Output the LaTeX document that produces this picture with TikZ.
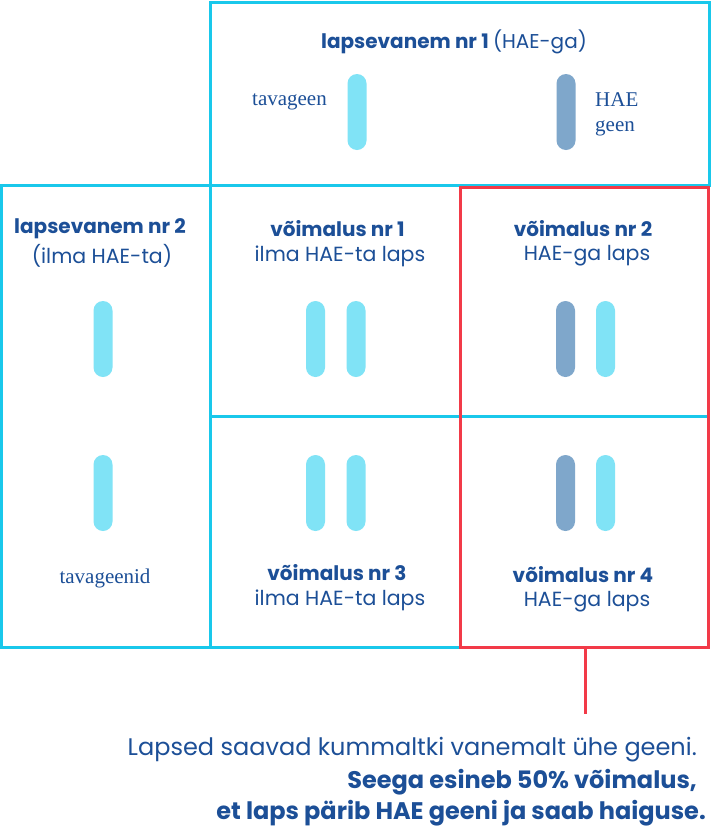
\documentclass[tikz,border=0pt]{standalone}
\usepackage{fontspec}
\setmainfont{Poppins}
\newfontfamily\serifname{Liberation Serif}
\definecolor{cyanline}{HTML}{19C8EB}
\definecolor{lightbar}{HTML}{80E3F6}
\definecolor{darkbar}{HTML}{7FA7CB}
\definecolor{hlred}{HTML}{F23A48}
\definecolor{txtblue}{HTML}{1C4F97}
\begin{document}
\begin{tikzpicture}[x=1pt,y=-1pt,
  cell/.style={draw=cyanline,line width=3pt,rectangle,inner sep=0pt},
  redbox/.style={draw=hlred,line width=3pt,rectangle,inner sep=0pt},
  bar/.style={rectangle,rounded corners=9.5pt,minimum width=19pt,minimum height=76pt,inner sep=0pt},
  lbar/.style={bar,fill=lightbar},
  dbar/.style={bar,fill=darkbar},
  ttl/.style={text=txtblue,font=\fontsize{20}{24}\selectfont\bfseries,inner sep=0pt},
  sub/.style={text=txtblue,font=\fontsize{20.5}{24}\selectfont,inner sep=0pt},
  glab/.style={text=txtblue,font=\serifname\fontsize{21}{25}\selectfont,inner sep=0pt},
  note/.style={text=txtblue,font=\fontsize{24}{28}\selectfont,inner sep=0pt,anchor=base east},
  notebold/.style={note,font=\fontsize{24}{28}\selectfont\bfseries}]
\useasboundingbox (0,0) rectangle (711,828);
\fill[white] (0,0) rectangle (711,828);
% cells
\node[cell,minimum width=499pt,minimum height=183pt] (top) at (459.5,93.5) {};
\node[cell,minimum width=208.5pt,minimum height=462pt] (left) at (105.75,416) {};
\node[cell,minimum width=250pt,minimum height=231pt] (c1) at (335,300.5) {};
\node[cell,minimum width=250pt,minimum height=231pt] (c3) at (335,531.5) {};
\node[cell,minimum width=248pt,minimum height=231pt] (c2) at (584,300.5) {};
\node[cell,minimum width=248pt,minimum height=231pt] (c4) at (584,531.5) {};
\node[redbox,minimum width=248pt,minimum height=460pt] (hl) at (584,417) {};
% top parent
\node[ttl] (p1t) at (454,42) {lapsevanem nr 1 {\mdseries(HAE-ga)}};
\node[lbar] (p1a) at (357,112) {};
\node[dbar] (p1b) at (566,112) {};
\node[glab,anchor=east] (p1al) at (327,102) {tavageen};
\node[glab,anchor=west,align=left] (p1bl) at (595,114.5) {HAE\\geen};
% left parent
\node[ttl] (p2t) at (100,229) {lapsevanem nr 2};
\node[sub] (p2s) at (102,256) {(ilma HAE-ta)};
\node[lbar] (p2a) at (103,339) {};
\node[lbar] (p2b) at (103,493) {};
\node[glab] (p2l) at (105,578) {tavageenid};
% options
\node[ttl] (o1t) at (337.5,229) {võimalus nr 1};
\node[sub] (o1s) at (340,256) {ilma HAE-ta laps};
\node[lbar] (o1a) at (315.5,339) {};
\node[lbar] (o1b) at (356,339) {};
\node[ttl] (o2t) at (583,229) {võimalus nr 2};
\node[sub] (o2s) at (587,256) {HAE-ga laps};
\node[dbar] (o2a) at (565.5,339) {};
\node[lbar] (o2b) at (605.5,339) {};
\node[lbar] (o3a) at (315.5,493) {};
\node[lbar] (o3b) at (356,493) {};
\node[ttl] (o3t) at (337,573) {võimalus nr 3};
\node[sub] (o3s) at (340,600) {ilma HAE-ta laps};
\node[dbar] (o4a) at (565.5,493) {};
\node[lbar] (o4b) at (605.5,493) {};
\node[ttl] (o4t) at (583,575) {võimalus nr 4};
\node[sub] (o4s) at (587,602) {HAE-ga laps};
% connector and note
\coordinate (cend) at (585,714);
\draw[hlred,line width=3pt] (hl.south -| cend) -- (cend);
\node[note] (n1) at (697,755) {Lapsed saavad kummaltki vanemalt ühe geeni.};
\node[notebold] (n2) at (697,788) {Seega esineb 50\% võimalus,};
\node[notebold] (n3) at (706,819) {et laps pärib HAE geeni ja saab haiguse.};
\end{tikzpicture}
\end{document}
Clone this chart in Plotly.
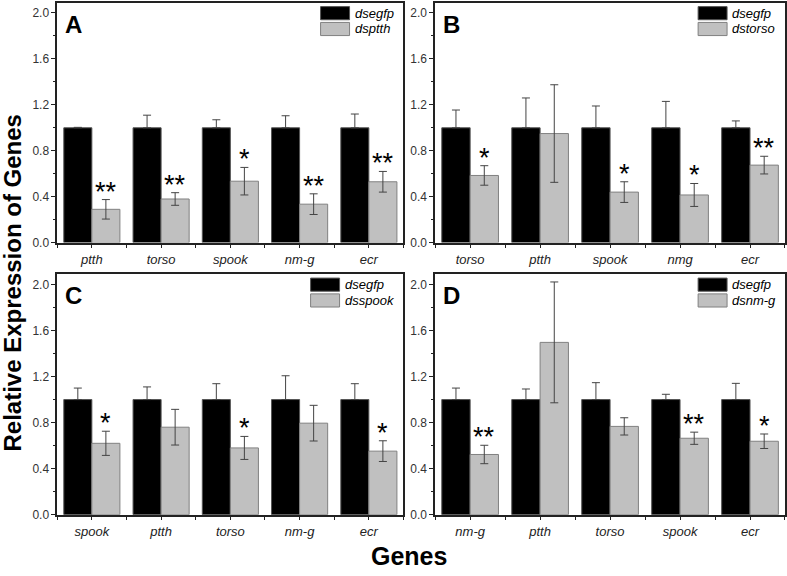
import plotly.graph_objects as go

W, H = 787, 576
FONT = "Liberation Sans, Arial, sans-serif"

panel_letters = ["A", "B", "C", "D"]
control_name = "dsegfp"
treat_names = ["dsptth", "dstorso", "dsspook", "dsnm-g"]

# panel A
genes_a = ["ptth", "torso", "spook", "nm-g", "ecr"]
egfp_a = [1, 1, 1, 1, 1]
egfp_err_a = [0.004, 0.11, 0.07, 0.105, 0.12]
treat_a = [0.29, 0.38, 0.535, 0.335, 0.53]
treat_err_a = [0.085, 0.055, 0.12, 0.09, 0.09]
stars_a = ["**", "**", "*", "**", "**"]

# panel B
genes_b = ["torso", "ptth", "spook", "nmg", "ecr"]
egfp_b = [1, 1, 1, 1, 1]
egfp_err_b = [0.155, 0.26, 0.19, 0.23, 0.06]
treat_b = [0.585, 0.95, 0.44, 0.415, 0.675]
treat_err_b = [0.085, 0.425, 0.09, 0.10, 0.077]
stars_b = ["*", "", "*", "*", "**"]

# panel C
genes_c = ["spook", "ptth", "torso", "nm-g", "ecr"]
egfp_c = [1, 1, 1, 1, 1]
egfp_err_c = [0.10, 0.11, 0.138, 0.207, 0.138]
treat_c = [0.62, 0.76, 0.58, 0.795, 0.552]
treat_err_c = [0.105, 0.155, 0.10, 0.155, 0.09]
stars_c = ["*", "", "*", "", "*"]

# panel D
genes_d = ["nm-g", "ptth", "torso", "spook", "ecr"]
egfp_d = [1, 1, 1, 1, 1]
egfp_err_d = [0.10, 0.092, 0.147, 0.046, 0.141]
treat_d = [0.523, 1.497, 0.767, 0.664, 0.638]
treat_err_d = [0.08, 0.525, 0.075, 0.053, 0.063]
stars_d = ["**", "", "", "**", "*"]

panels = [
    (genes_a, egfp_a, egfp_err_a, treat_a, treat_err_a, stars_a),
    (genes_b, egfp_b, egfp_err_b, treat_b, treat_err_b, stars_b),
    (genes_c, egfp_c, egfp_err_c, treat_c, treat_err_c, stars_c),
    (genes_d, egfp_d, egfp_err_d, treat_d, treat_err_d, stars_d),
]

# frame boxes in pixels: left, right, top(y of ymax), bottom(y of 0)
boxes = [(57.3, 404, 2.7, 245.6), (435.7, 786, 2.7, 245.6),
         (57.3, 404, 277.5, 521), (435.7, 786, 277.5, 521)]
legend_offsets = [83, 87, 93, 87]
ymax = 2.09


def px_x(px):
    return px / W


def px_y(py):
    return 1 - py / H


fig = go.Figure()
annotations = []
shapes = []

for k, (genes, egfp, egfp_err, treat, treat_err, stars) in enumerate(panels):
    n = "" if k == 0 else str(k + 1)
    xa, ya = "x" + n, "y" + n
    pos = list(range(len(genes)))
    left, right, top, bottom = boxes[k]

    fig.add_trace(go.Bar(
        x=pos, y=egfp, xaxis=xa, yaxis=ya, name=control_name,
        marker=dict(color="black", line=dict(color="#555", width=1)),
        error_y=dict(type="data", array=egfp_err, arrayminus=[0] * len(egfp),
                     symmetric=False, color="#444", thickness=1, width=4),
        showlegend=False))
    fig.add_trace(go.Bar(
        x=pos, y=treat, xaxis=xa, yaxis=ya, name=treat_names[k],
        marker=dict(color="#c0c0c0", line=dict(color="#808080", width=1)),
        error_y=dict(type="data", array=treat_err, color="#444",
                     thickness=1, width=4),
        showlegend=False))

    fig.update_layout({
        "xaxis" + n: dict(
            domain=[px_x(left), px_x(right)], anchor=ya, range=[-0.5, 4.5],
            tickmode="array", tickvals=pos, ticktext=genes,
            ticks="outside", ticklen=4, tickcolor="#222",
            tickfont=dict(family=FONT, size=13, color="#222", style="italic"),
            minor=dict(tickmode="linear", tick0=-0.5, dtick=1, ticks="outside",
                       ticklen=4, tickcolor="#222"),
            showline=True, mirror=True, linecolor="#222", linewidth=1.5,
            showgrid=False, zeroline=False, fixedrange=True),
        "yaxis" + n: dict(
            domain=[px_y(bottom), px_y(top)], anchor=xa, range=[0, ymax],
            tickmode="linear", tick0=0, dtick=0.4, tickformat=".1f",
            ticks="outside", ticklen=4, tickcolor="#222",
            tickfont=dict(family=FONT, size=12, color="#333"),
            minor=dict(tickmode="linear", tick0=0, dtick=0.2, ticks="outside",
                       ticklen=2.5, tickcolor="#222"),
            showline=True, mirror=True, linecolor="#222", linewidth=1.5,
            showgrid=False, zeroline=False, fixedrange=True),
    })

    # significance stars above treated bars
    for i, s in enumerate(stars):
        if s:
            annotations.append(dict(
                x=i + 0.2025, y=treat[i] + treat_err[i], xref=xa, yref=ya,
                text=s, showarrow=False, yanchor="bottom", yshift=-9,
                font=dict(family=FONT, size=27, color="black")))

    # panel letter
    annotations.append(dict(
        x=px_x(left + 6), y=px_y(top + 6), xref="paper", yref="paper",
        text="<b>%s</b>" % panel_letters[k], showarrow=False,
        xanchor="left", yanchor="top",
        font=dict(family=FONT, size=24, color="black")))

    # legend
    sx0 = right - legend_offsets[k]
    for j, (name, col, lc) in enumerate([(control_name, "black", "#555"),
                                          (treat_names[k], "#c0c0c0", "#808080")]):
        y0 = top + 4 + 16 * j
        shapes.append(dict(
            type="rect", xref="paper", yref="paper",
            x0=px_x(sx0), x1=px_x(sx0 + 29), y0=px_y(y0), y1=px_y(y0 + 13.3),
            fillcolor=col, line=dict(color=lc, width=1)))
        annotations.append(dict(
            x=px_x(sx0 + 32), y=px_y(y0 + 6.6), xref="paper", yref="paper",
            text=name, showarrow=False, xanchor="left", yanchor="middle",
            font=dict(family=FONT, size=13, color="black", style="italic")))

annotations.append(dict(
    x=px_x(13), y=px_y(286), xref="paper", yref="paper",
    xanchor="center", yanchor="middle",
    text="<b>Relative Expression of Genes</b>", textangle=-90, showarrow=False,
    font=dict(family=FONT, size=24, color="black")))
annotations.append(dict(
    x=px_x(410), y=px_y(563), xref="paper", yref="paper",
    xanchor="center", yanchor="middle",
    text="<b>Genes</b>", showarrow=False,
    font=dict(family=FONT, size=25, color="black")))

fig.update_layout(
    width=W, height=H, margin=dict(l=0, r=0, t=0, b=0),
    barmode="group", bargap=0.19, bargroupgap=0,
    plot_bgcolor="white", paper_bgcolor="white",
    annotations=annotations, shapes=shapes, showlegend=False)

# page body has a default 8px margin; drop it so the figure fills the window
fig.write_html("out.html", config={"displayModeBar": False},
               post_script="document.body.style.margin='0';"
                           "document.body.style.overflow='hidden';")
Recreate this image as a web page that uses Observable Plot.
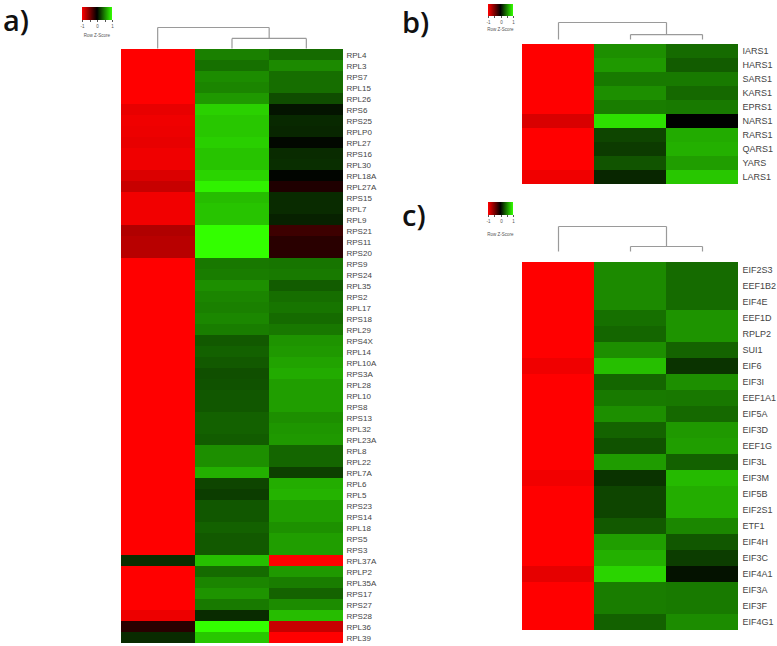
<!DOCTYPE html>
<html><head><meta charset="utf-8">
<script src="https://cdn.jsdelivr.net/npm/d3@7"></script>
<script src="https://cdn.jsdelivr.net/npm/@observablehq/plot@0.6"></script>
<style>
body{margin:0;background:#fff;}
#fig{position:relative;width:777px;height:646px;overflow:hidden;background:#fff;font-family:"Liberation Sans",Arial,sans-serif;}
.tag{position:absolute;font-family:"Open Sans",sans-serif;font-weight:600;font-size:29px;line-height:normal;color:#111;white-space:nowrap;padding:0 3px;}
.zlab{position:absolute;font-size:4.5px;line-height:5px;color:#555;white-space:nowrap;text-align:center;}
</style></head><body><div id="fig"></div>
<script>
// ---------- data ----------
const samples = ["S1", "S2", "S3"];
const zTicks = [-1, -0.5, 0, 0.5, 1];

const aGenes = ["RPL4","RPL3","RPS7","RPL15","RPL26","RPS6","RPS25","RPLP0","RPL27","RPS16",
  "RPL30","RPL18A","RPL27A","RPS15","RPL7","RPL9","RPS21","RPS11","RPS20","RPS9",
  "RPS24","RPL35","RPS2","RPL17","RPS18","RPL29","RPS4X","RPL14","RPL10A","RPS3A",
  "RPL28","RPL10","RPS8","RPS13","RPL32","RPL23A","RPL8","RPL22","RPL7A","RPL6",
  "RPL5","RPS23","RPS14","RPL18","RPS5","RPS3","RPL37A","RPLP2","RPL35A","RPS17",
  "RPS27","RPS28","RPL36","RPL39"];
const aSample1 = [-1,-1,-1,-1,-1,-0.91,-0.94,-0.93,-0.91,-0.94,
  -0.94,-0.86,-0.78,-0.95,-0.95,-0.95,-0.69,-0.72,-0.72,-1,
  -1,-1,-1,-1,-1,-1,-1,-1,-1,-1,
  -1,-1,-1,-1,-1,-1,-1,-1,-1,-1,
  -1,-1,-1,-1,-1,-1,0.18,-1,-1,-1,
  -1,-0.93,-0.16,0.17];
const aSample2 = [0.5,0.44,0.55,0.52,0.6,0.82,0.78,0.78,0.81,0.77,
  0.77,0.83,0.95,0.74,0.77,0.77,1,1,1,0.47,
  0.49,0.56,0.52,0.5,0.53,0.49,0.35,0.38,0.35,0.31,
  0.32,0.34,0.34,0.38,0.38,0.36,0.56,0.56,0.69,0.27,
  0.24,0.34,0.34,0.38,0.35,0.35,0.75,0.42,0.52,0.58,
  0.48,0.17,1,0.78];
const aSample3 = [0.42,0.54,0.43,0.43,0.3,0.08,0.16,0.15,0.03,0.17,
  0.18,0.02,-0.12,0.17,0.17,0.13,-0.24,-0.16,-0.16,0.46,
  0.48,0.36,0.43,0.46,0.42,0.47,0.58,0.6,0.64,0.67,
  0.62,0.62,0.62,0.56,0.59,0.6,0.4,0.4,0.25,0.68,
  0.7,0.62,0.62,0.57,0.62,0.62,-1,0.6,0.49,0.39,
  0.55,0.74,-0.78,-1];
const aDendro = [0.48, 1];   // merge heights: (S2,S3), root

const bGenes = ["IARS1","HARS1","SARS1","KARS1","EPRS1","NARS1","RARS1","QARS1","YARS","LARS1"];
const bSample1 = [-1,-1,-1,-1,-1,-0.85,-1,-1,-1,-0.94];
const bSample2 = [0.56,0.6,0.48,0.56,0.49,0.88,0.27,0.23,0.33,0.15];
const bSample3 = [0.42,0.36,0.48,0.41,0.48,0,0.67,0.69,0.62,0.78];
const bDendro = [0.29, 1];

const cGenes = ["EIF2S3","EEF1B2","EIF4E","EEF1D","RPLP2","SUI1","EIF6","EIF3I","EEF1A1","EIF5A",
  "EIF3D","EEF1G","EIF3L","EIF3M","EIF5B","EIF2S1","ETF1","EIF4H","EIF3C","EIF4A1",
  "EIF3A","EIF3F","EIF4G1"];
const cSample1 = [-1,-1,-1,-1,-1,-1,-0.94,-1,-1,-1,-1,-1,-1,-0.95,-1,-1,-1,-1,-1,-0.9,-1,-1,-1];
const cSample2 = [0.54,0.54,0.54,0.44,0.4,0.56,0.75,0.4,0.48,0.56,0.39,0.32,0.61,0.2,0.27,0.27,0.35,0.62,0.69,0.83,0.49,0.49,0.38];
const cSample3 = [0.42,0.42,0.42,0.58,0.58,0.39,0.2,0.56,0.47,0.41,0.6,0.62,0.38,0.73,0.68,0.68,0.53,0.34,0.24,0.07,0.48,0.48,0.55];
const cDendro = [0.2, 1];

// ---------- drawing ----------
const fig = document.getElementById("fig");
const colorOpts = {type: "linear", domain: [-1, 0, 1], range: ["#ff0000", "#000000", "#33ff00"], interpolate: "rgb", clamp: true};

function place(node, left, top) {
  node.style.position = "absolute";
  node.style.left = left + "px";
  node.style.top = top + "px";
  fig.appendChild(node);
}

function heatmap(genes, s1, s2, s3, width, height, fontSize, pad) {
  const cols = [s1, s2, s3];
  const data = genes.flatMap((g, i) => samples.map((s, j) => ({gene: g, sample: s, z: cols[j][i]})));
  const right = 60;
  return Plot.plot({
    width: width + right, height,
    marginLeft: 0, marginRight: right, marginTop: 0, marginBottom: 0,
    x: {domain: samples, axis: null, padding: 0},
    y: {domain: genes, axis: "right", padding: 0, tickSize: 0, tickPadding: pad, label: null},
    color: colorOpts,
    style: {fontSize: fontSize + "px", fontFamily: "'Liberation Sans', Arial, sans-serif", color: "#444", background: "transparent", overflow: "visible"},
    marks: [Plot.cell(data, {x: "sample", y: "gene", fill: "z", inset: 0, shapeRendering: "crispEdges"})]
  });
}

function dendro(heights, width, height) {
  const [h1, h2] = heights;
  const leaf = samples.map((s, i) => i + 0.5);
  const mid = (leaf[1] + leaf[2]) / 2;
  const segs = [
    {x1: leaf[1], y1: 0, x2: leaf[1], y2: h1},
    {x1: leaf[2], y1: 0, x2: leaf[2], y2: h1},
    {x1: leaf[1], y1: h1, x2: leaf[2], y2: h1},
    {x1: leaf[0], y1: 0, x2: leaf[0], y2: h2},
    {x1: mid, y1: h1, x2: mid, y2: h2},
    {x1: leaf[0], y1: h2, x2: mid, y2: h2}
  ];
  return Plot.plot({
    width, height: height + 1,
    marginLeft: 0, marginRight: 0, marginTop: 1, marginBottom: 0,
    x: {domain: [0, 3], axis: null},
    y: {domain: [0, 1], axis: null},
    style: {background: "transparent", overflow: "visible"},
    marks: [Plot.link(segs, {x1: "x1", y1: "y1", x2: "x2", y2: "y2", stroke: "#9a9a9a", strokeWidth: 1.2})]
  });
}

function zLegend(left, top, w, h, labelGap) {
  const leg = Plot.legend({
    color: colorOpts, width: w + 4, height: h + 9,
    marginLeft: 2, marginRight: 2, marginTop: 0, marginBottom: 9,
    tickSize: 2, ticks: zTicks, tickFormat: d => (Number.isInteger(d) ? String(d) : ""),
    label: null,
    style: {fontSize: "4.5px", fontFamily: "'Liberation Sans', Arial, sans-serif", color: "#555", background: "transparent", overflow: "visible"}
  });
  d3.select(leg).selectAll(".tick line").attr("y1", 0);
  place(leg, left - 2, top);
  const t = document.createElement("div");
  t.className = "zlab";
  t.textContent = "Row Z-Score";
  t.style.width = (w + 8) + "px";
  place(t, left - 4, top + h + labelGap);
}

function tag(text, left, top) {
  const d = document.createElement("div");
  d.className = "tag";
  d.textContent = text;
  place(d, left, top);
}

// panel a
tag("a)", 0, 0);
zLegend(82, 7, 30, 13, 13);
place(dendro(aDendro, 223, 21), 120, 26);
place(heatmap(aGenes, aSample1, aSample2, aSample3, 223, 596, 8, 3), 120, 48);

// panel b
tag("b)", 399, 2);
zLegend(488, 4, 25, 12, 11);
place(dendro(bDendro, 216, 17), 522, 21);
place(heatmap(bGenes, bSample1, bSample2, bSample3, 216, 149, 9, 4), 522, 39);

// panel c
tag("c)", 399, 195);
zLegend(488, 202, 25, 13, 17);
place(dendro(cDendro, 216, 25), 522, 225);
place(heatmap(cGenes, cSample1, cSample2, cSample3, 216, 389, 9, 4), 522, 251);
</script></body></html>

**Task statement**
Locate the word "page" in the records above, and return each line that has it.

**Finished task**
# page body has a default 8px margin; drop it so the figure fills the window
Recreate this image as a web page that uses Observable Plot.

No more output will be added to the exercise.